Ethnic Albanians, who make up 90 percent of Kosovo's 2 million people, are seeking independence from Belgrade. But Serbia and Kosovo's Serb minority say the province is the heart of Serbia's ancient homeland and should remain within its borders.


Kosovo: Thousands of Serbs protest in flashpoint Kosovo town

Source: Agence France-Presse (AFP)
Date: 09 Feb 2007

KOSOVSKA MITROVICA, Serbia, Feb 9, 2007 (AFP) - More than 7,000 Serbs in the divided northern Kosovo town of Mitrovica protested Friday against a UN envoy's plan for the future status of the province.

"If independence is imposed on us, Serbs have the right to self-determination in the province, as well as in Montenegro and Bosnia,"

said local Serb leader Milan Ivanovic.

The Serb National Council leader was addressing protestors who gathered in the main square on the northern side of the river Ibar, which splits Mitrovica's mainly Serb north from its Albanian-dominated south.

The demonstration was held a week after UN envoy Martti Ahtisaari unveiled his proposal for the future status of Kosovo, which offers the province self-governance, a constitution, security force, anthem and flag.

Ahtisaari drafted the plan after the failure of Kosovo status talks last year between Kosovo Albanian and Serbian leaders, who remain firmly entrenched in their respective positions of for and against independence.

Ivanovic stressed that "compromise is the only solution" and that "Kosovo cannot be an exception."

He announced that Kosovo Serbs would continue to express their opposition to Ahtisaari's plan in the coming weeks, including a demonstration in Belgrade scheduled for February 27.

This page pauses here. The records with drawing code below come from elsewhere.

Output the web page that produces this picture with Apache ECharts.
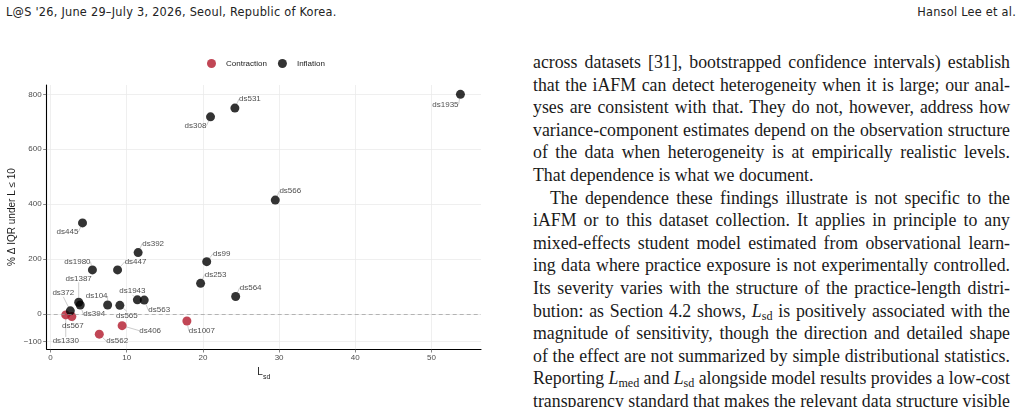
<!DOCTYPE html>
<html>
<head>
<meta charset="utf-8">
<script src="https://cdn.jsdelivr.net/npm/echarts@6/dist/echarts.min.js"></script>
<style>
  html, body { margin: 0; padding: 0; background: #fff; }
  body { width: 1023px; height: 407px; position: relative; overflow: hidden; }
  .hdr { position: absolute; top: 4px; font-family: "Liberation Sans Narrow", "DejaVu Sans Condensed", sans-serif; font-size: 12.6px; letter-spacing: 0.25px; color: #222; }
  #main { position: absolute; left: 0; top: 0; width: 500px; height: 407px; }
  .txt { position: absolute; left: 533px; top: 51px; width: 477px; font-family: "Liberation Serif", "DejaVu Serif", serif; font-size: 17.8px; line-height: 22.6px; color: #1a1a1a; }
  .txt .j { text-align: justify; text-align-last: justify; white-space: nowrap; }
  .txt .l { text-align: left; white-space: nowrap; }
  .txt .ind { text-indent: 17px; }
  .txt sub { font-size: 0.68em; line-height: 0; vertical-align: -0.25em; }
</style>
</head>
<body>
<div class="hdr" style="left:6px;">L@S '26, June 29–July 3, 2026, Seoul, Republic of Korea.</div>
<div class="hdr" style="right:7px;">Hansol Lee et al.</div>

<div id="main"></div>

<div class="txt">
  <div class="j">across datasets [31], bootstrapped confidence intervals) establish</div>
  <div class="j">that the iAFM can detect heterogeneity when it is large; our anal-</div>
  <div class="j">yses are consistent with that. They do not, however, address how</div>
  <div class="j">variance-component estimates depend on the observation structure</div>
  <div class="j">of the data when heterogeneity is at empirically realistic levels.</div>
  <div class="l">That dependence is what we document.</div>
  <div class="j ind">The dependence these findings illustrate is not specific to the</div>
  <div class="j">iAFM or to this dataset collection. It applies in principle to any</div>
  <div class="j">mixed-effects student model estimated from observational learn-</div>
  <div class="j">ing data where practice exposure is not experimentally controlled.</div>
  <div class="j">Its severity varies with the structure of the practice-length distri-</div>
  <div class="j">bution: as Section 4.2 shows, <i>L</i><sub>sd</sub> is positively associated with the</div>
  <div class="j">magnitude of sensitivity, though the direction and detailed shape</div>
  <div class="j">of the effect are not summarized by simple distributional statistics.</div>
  <div class="j">Reporting <i>L</i><sub>med</sub> and <i>L</i><sub>sd</sub> alongside model results provides a low-cost</div>
  <div class="j">transparency standard that makes the relevant data structure visible</div>
</div>

<script type="text/javascript">
    // dataset values
    var contractionNames = ['ds1330', 'ds567', 'ds562', 'ds406', 'ds1007'];
    var contractionLsd   = [2.0, 2.8, 6.4, 9.4, 17.9];
    var contractionIqr   = [-3, -9, -73, -42, -25];

    var inflationNames = ['ds1935', 'ds531', 'ds308', 'ds566', 'ds445', 'ds392', 'ds447', 'ds1980', 'ds99',
                          'ds253', 'ds564', 'ds1387', 'ds394', 'ds372', 'ds104', 'ds565', 'ds1943', 'ds563'];
    var inflationLsd   = [53.8, 24.2, 21.0, 29.5, 4.2, 11.5, 8.8, 5.5, 20.5,
                          19.7, 24.3, 3.7, 3.9, 2.6, 7.5, 9.1, 11.4, 12.3];
    var inflationIqr   = [800, 750, 718, 415, 332, 224, 161, 161, 191,
                          112, 64, 43, 33, 12, 33, 32, 52, 51];

    var xTicks = [0, 10, 20, 30, 40, 50];
    var yTicks = [-100, 0, 200, 400, 600, 800];

    // repel-style label nudges (px from the point)
    var labelNudge = {
        ds1330: [0, 26], ds567: [1, 9], ds562: [18, 7], ds406: [28, 5], ds1007: [15, 10],
        ds1935: [-15, 10], ds531: [15, -9], ds308: [-15, 9], ds566: [15, -9], ds445: [-15, 9],
        ds392: [15, -9], ds447: [18, -8], ds1980: [-15, -8], ds99: [15, -8], ds253: [15, -9],
        ds564: [15, -9], ds1387: [0, -24], ds394: [14, 9], ds372: [-7, -18], ds104: [-11, -9],
        ds565: [7, 10], ds1943: [-5, -9], ds563: [15, 10]
    };

    // squeeze justified lines that are a bit too long for the column
    var colWidth = 477;
    document.querySelectorAll('.txt .j').forEach(function (line) {
        var r = document.createRange();
        r.selectNodeContents(line);
        var w = r.getBoundingClientRect().width;
        if (w > colWidth) {
            var gaps = (line.textContent.trim().match(/ /g) || []).length || 1;
            line.style.wordSpacing = (-(w - colWidth) / gaps - 0.1) + 'px';
        }
    });

    function toPoints(names, xs, ys) {
        return names.map(function (n, i) { return { name: n, value: [xs[i], ys[i]] }; });
    }

    function nudger(names) {
        return function (params) {
            var off = labelNudge[names[params.dataIndex]] || [0, 0];
            return { dx: off[0], dy: off[1] };
        };
    }

    var pointLabel = {
        show: true,
        position: 'inside',
        formatter: '{b}',
        fontFamily: 'Liberation Sans, Arial, sans-serif',
        fontSize: 8,
        color: '#1a1a1a'
    };
    var pointLine = { show: true, lineStyle: { color: '#aaa', width: 0.6 } };

    var myChart = echarts.init(document.getElementById('main'), null, { renderer: 'canvas' });
    myChart.setOption({
        animation: false,
        textStyle: { fontFamily: 'Liberation Sans, Arial, sans-serif' },
        legend: {
            data: ['Contraction', 'Inflation'],
            left: 202,
            top: 54,
            icon: 'circle',
            itemWidth: 9,
            itemHeight: 9,
            itemGap: 11,
            textStyle: { fontSize: 8, color: '#1a1a1a', padding: [0, 0, 0, 5] }
        },
        grid: { left: 46.7, top: 85, right: 19, bottom: 58, containLabel: false, outerBoundsMode: 'none' },
        xAxis: {
            type: 'value',
            min: -0.5,
            max: 56.5,
            name: '{L|L}{s|sd}',
            nameLocation: 'middle',
            nameGap: 15,
            nameTextStyle: {
                rich: {
                    L: { fontSize: 10, color: '#1a1a1a', lineHeight: 14, verticalAlign: 'top' },
                    s: { fontSize: 7, color: '#1a1a1a', lineHeight: 14, verticalAlign: 'bottom' }
                }
            },
            axisLine: { show: true, onZero: false, lineStyle: { color: '#000', width: 1.1 } },
            axisTick: { show: true, length: 3.5, customValues: xTicks, lineStyle: { color: '#333', width: 0.6 } },
            axisLabel: { customValues: xTicks, fontSize: 8, color: '#4d4d4d', margin: 5 },
            splitLine: { show: true, lineStyle: { color: '#ebebeb', width: 0.8 } }
        },
        yAxis: {
            type: 'value',
            min: -127,
            max: 834,
            name: '% Δ IQR under L ≤ 10',
            nameLocation: 'middle',
            nameGap: 29,
            nameMoveOverlap: false,
            nameTextStyle: { fontSize: 10, color: '#1a1a1a' },
            axisLine: { show: true, onZero: false, lineStyle: { color: '#000', width: 1.1 } },
            axisTick: { show: true, length: 3.5, customValues: yTicks, lineStyle: { color: '#333', width: 0.6 } },
            axisLabel: { customValues: yTicks, fontSize: 8, color: '#4d4d4d', margin: 5,
                         formatter: function (v) { return v < 0 ? '\u2212' + (-v) : String(v); } },
            splitLine: { show: true, lineStyle: { color: '#ebebeb', width: 0.8 } }
        },
        series: [
            {
                name: 'Contraction',
                type: 'scatter',
                symbolSize: 9,
                itemStyle: { color: '#b2182b' },
                z: 3,
                label: pointLabel,
                labelLine: pointLine,
                labelLayout: nudger(contractionNames),
                data: toPoints(contractionNames, contractionLsd, contractionIqr),
                markLine: {
                    silent: true,
                    symbol: 'none',
                    label: { show: false },
                    lineStyle: { color: '#999', type: [4, 3], width: 0.7 },
                    data: [{ yAxis: 0 }]
                }
            },
            {
                name: 'Inflation',
                type: 'scatter',
                symbolSize: 9,
                itemStyle: { color: '#000' },
                z: 3,
                label: pointLabel,
                labelLine: pointLine,
                labelLayout: nudger(inflationNames),
                data: toPoints(inflationNames, inflationLsd, inflationIqr)
            }
        ]
    });
</script>
</body>
</html>
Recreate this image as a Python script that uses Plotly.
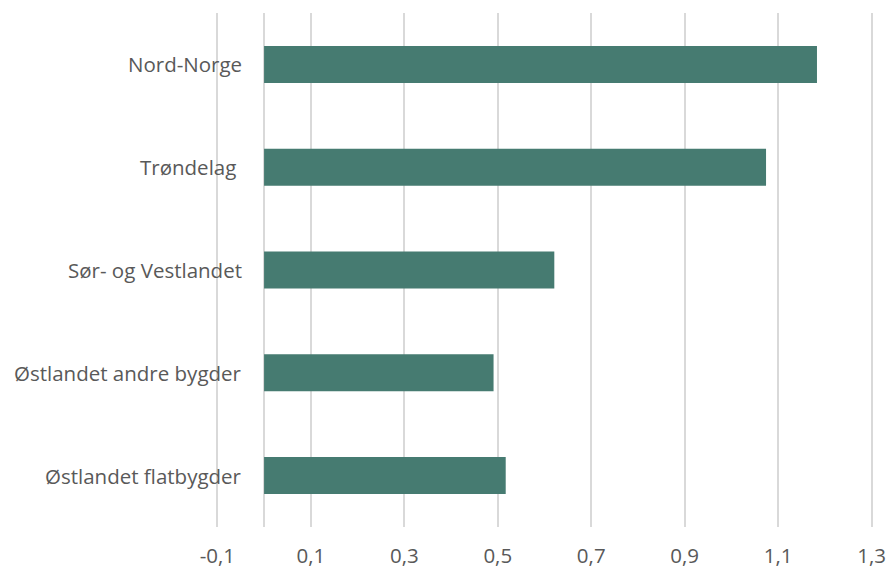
import plotly.graph_objects as go

# Regions (top to bottom as displayed) and their values
regions = ["Nord-Norge", "Trøndelag ", "Sør- og Vestlandet",
           "Østlandet andre bygder", "Østlandet flatbygder"]
values = [1.183, 1.074, 0.621, 0.491, 0.517]

# Tick positions on the value axis (decimal comma, plain hyphen for minus)
tick_vals = [-0.1, 0.1, 0.3, 0.5, 0.7, 0.9, 1.1, 1.3]
tick_text = [f"{v:.1f}".replace(".", ",") for v in tick_vals]

bar_color = "#467b71"
text_color = "#595959"
grid_color = "#d9d9d9"
font_family = "Open Sans, Liberation Sans, sans-serif"
font_size = 20.5

fig = go.Figure(
    go.Bar(
        x=values,
        y=regions,
        orientation="h",
        marker=dict(color=bar_color, line=dict(width=0)),
        width=0.36,
    )
)

# Category labels sit just left of the zero line, over the first gridline.
# A trailing space is kept visible as a non-breaking space.
for name in regions:
    shown = name.rstrip() + "\u00a0" * (len(name) - len(name.rstrip()))
    fig.add_annotation(
        x=-0.043, y=name, xref="x", yref="y",
        text=shown, showarrow=False,
        xanchor="right", yanchor="middle",
        font=dict(family=font_family, size=font_size, color=text_color),
    )

# small padding so the gridlines at both range ends are still drawn
pad = 0.005
fig.update_layout(
    width=890, height=570,
    margin=dict(l=215, r=16, t=13, b=43),
    paper_bgcolor="white", plot_bgcolor="white",
    showlegend=False,
    font=dict(family=font_family, size=font_size, color=text_color),
)

fig.update_xaxes(
    range=[-0.1 - pad, 1.3 + pad],
    tickvals=tick_vals,
    ticktext=tick_text,
    showgrid=True, gridcolor=grid_color, gridwidth=1.5,
    zeroline=True, zerolinecolor=grid_color, zerolinewidth=1.5,
    showline=False, ticks="",
    automargin=False,
    ticklabelstandoff=14,
    tickfont=dict(family=font_family, size=font_size, color=text_color),
)

fig.update_yaxes(
    categoryorder="array", categoryarray=regions[::-1],
    automargin=False,
    showticklabels=False, showgrid=False, zeroline=False, showline=False,
)

fig.write_html("out.html")
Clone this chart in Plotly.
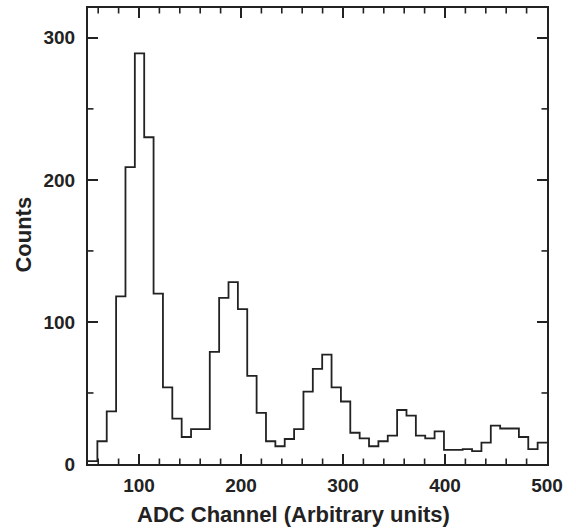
import numpy as np
import plotly.graph_objects as go

# Histogram data (ADC channel spectrum)
bin_start = 50.0
bin_end = 500.0
n_bins = 49
counts = [2, 16, 37, 118, 209, 289, 230, 120, 54, 32,
          19, 24.5, 24.5, 79, 117, 128, 109, 62, 36, 16,
          12.5, 17.6, 24.6, 51, 67, 77, 54, 44, 22, 18,
          12.5, 16, 20, 38, 34, 20, 18, 23, 10, 10,
          10.5, 9, 15, 27, 25, 25, 19, 10.5, 15]
x_ticks = [100, 200, 300, 400, 500]
y_ticks = [0, 100, 200, 300]
x_minor_step = 20
y_minor_step = 50
x_range = [bin_start, bin_end]
y_range = [0, 321]

edges = np.linspace(bin_start, bin_end, n_bins + 1)
ys = list(counts) + [counts[-1]]

ink = "#222222"
font = dict(family="Liberation Sans, Arial, sans-serif", size=19, color=ink, weight="bold")

fig = go.Figure()
fig.add_trace(go.Scatter(x=edges, y=ys, mode="lines", line=dict(shape="hv", color=ink, width=1.8),
                         hoverinfo="skip", showlegend=False))
fig.add_trace(go.Scatter(x=[x_range[0]], y=[y_range[0]], xaxis="x2", yaxis="y2", mode="markers",
                         marker=dict(opacity=0), hoverinfo="skip", showlegend=False))

base = dict(showline=True, linewidth=2, linecolor=ink, ticks="inside", tickcolor=ink,
            ticklen=10, tickwidth=2, showgrid=False, zeroline=False, tickfont=font)

fig.update_layout(
    xaxis=dict(range=x_range, tickvals=x_ticks, ticklabelstandoff=3, **base),
    yaxis=dict(range=y_range, tickvals=y_ticks, ticklabelstandoff=7, **base),
    xaxis2=dict(range=x_range, tickvals=x_ticks, overlaying="x", side="top", anchor="y2",
                showticklabels=False, **base),
    yaxis2=dict(range=y_range, tickvals=y_ticks, overlaying="y", side="right", anchor="x2",
                showticklabels=False, **base),
)

# minor ticks (inside, on all four sides)
W, H = 576, 530
ml, mr, mt, mb = 88, 29, 8, 66
plot_w = W - ml - mr
plot_h = H - mt - mb
minor_len = 5.5
tick_line = dict(color=ink, width=1.6)
x_minor = [v for v in np.arange(0, x_range[1] + 1, x_minor_step)
           if x_range[0] < v < x_range[1] and v not in x_ticks]
y_minor = [v for v in np.arange(0, y_range[1], y_minor_step)
           if y_range[0] < v < y_range[1] and v not in y_ticks]
fx = minor_len / plot_h
fy = minor_len / plot_w
for v in x_minor:
    fig.add_shape(type="line", xref="x", yref="y domain", x0=v, x1=v, y0=0, y1=fx, line=tick_line)
    fig.add_shape(type="line", xref="x", yref="y domain", x0=v, x1=v, y0=1 - fx, y1=1, line=tick_line)
for v in y_minor:
    fig.add_shape(type="line", xref="x domain", yref="y", x0=0, x1=fy, y0=v, y1=v, line=tick_line)
    fig.add_shape(type="line", xref="x domain", yref="y", x0=1 - fy, x1=1, y0=v, y1=v, line=tick_line)

title_font = dict(family="Liberation Sans, Arial, sans-serif", size=22, color=ink, weight="bold")
fig.add_annotation(text="ADC Channel (Arbitrary units)", xref="paper", yref="paper",
                   x=0.448, y=-0.11, xanchor="center", yanchor="middle", showarrow=False, font=title_font)
fig.add_annotation(text="Counts", xref="paper", yref="paper", textangle=-90,
                   x=-0.14, y=0.5025, xanchor="center", yanchor="middle", showarrow=False, font=title_font)

fig.update_layout(width=W, height=H, margin=dict(l=ml, r=mr, t=mt, b=mb),
                  plot_bgcolor="white", paper_bgcolor="white")

fig.write_html("out.html")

Following the speech, the demonstrators moved towards the main bridge linking the two sides of the town chanting, "This is Serbia" and "We're not giving up Kosovo," before dispersing.

The local police force monitored the rally, which ended without incident.

Mitrovica has become a symbol of Kosovo's inter-ethnic tensions since the end of a 1998-1999 war between forces loyal to then Serbian president Slobodan Milosevic and separatist ethnic Albanian guerillas.

Its northern side has since become home to around 20,000 Serbs, while its south has around 80,000 ethnic Albanians.